* Start *
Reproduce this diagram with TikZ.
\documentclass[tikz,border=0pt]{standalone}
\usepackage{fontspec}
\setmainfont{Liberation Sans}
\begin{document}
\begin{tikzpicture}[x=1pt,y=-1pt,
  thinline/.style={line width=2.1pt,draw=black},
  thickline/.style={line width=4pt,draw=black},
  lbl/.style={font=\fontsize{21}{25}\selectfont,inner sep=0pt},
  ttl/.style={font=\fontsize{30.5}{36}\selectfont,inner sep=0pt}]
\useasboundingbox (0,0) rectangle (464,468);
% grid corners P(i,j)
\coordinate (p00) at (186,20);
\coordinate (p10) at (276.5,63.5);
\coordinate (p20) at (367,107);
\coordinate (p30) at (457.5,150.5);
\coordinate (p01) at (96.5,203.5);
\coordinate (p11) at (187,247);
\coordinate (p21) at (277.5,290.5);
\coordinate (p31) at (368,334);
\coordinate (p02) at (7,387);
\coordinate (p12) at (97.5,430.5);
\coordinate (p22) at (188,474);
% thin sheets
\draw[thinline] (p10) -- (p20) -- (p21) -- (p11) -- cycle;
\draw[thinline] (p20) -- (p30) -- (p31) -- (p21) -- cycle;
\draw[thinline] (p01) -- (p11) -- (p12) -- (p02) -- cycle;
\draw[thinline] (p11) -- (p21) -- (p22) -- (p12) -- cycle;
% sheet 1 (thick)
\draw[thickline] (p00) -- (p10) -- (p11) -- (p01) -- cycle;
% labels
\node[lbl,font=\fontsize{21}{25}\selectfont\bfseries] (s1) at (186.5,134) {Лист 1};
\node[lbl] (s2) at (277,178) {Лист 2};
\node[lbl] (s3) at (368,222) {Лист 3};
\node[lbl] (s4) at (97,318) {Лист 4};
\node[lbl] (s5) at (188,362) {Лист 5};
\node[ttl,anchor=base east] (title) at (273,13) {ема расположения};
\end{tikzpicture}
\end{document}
* End *
* Start *
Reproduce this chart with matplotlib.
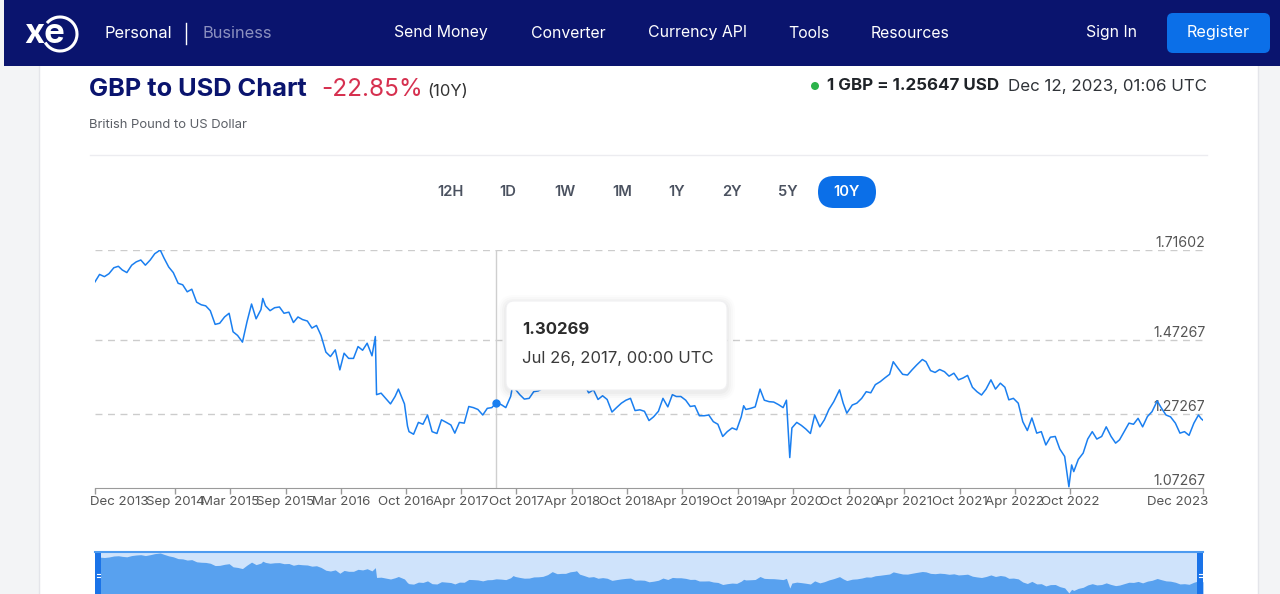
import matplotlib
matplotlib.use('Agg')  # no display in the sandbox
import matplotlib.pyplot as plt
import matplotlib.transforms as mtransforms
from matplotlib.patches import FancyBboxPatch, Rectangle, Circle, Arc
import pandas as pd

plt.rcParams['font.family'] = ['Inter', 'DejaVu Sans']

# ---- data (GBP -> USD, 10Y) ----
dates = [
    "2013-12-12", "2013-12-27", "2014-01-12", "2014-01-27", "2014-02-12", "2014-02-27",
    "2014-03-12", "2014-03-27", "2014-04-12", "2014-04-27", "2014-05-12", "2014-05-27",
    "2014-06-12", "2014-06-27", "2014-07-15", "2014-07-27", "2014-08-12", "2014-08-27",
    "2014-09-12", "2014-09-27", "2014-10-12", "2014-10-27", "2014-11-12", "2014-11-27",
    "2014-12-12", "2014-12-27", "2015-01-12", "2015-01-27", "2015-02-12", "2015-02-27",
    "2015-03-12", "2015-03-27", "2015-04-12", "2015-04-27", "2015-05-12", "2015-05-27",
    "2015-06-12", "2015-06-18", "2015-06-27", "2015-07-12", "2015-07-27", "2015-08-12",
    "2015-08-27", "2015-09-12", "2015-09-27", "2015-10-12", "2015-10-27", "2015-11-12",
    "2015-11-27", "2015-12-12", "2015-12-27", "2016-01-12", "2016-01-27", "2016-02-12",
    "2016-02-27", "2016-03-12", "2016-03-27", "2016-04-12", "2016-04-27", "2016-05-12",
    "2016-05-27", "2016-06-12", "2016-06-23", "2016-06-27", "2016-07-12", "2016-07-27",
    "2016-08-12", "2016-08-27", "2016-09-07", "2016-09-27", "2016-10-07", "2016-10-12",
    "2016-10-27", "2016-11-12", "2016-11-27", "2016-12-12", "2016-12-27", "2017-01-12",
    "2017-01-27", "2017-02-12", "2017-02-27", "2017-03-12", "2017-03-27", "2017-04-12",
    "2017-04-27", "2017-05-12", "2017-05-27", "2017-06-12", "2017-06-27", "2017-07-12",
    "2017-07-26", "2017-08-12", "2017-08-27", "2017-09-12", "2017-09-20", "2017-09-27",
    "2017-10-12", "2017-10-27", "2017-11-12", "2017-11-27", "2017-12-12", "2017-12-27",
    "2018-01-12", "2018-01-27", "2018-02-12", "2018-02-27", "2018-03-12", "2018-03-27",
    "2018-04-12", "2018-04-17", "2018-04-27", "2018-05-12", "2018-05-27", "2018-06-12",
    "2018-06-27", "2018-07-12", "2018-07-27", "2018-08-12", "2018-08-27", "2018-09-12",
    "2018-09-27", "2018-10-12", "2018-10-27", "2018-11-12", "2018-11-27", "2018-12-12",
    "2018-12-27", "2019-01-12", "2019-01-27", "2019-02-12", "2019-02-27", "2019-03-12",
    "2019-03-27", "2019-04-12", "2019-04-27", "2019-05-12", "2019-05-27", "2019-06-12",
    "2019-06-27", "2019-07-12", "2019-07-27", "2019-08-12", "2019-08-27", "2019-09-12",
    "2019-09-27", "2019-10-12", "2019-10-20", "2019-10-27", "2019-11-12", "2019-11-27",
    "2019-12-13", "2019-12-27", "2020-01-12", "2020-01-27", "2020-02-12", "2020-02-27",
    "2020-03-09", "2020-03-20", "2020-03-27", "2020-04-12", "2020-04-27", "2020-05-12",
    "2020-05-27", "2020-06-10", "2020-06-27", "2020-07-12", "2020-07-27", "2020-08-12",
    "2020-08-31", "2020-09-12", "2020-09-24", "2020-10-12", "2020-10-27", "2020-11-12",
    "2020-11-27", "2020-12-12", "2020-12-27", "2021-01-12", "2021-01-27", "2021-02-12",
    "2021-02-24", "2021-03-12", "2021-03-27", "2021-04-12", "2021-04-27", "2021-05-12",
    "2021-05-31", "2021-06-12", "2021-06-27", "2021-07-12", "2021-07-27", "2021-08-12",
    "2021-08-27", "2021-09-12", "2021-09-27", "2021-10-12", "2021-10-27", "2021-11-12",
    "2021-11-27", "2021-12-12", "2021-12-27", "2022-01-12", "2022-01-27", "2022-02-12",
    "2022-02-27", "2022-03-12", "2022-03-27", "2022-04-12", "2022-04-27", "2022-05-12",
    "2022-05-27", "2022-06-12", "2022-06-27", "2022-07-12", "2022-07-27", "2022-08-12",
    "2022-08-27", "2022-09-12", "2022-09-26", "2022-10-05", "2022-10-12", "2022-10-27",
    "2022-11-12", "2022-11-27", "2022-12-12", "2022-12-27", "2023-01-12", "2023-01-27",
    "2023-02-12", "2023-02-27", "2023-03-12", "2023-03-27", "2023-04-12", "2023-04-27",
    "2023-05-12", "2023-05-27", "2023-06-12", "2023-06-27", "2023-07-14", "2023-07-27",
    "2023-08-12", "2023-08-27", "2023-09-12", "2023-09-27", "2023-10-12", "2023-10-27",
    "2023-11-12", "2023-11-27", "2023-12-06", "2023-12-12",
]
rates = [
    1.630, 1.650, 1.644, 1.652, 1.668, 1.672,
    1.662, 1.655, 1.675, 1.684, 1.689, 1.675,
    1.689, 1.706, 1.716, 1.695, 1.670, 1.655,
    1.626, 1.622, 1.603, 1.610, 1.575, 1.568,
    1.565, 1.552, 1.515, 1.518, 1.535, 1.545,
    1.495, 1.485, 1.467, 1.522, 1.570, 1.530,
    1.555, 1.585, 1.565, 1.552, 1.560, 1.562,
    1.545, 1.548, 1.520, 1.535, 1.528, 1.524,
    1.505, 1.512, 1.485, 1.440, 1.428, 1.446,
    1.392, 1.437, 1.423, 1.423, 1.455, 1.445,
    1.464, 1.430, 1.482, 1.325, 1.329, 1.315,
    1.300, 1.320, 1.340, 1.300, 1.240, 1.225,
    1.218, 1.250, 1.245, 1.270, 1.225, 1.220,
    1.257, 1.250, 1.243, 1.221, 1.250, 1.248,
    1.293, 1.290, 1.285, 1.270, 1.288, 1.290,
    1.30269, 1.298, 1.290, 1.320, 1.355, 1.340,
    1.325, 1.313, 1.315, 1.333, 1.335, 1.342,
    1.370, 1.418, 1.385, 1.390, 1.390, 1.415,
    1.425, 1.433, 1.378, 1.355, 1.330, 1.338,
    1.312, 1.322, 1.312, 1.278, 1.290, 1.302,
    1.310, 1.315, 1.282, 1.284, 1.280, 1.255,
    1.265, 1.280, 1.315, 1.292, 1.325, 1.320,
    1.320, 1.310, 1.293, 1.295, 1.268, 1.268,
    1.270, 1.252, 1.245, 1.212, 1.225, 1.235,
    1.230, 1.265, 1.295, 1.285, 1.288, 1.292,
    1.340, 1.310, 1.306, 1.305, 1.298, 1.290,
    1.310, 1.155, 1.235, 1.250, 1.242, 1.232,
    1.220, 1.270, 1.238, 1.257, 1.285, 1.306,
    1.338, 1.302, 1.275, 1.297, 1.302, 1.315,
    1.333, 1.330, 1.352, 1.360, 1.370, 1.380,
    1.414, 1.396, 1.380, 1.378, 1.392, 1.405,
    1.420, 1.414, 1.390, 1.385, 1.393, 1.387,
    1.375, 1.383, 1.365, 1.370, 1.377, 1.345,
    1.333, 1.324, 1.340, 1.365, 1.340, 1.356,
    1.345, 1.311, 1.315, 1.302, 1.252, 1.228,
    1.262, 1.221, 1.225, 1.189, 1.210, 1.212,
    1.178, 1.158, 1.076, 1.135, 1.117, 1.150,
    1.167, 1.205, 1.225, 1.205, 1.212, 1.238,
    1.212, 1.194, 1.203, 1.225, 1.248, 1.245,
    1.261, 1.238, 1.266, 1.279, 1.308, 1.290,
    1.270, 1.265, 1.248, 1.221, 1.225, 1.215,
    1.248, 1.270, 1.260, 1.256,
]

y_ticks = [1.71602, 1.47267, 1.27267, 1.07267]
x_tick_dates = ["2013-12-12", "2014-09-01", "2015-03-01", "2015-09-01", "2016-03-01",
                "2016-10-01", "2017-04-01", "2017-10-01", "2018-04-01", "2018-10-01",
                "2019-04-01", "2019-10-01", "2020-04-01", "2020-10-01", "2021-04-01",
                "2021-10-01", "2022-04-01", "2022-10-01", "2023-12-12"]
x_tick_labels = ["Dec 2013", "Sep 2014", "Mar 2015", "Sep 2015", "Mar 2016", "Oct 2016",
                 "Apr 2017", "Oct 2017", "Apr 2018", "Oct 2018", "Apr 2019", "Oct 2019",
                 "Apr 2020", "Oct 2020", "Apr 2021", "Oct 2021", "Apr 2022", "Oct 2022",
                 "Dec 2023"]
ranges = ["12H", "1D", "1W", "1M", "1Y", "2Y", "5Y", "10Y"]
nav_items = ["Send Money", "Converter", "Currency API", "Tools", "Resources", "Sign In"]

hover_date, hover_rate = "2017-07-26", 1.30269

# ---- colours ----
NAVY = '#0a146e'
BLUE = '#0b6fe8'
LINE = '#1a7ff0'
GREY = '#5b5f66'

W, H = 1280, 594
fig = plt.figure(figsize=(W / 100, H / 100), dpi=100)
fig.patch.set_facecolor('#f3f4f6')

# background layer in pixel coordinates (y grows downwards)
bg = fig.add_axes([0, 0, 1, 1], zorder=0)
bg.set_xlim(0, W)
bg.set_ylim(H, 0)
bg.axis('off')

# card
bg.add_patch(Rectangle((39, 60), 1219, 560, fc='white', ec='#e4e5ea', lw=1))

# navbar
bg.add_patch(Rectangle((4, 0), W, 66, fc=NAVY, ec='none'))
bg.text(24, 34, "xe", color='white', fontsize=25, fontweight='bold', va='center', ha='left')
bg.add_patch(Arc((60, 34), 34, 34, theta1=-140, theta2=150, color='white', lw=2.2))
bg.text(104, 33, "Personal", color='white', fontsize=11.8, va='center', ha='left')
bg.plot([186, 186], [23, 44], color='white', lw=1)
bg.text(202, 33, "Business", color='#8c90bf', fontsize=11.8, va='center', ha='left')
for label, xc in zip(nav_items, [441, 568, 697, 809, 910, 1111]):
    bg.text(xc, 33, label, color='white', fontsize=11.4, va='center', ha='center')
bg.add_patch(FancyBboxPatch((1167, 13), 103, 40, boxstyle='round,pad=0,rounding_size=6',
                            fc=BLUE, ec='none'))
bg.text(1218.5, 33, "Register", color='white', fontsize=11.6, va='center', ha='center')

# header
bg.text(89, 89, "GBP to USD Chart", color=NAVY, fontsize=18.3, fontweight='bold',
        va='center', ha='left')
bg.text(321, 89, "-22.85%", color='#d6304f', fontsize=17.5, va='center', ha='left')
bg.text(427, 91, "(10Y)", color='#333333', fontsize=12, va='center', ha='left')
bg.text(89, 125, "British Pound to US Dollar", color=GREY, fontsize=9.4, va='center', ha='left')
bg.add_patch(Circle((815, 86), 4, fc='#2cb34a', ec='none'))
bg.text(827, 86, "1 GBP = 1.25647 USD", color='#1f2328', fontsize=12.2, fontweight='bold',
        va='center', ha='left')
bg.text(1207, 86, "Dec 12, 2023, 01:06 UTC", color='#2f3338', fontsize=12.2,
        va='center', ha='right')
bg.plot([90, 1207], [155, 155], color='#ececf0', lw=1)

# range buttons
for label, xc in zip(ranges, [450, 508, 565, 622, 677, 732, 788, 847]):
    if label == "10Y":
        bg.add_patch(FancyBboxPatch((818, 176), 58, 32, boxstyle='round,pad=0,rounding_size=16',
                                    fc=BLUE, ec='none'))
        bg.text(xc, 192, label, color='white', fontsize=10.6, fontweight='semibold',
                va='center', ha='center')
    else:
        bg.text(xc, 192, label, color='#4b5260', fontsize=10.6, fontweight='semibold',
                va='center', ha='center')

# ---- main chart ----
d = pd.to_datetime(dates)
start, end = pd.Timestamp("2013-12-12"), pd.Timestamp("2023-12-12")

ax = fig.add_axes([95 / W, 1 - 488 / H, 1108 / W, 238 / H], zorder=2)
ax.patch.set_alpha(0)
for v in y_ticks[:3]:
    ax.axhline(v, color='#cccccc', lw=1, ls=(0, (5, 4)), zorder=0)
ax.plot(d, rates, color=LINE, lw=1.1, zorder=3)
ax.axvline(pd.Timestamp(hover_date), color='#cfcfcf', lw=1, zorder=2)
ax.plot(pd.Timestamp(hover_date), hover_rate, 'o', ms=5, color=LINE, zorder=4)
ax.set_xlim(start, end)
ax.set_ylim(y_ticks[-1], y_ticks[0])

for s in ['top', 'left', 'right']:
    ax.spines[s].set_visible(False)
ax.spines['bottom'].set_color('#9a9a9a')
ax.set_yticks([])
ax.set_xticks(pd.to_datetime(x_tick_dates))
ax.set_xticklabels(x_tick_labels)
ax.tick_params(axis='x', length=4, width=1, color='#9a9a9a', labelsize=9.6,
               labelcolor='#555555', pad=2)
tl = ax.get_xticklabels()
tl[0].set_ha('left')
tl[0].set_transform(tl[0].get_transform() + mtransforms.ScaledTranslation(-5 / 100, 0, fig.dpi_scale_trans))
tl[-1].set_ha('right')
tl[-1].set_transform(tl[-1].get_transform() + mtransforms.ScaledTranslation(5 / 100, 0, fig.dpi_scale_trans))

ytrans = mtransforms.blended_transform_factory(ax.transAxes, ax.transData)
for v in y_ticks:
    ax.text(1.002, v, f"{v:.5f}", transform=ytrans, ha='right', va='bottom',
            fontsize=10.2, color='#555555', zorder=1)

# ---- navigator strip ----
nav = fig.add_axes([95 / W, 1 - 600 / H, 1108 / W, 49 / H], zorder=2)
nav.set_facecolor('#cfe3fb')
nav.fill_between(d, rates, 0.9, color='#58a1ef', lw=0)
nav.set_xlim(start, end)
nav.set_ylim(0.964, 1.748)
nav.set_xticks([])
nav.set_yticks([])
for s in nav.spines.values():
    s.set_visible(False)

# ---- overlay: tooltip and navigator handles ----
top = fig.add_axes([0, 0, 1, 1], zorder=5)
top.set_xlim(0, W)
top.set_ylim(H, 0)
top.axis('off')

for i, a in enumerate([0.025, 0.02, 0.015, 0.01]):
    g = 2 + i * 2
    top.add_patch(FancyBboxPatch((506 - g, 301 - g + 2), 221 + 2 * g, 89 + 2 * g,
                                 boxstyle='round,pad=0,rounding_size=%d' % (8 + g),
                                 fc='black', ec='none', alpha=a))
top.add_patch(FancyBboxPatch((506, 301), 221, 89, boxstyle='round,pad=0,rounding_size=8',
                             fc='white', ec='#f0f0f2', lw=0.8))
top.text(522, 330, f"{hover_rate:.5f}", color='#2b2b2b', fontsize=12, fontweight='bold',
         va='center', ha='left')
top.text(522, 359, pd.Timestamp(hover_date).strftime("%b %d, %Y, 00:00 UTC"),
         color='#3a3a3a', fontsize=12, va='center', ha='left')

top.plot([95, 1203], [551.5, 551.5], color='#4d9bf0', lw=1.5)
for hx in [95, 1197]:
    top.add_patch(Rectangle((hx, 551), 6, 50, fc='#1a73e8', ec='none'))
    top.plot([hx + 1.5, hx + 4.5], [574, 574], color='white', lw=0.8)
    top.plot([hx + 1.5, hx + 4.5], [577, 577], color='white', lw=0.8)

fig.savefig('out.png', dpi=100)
* End *
Request >> Using the listing above, repeat word for word each line from the one with "Reproduce this chart with matplotlib." down to the one with "import pandas as pd", both included. Omit all pictures.

Reply >>
Reproduce this chart with matplotlib.
import matplotlib
matplotlib.use('Agg')  # no display in the sandbox
import matplotlib.pyplot as plt
import matplotlib.transforms as mtransforms
from matplotlib.patches import FancyBboxPatch, Rectangle, Circle, Arc
import pandas as pd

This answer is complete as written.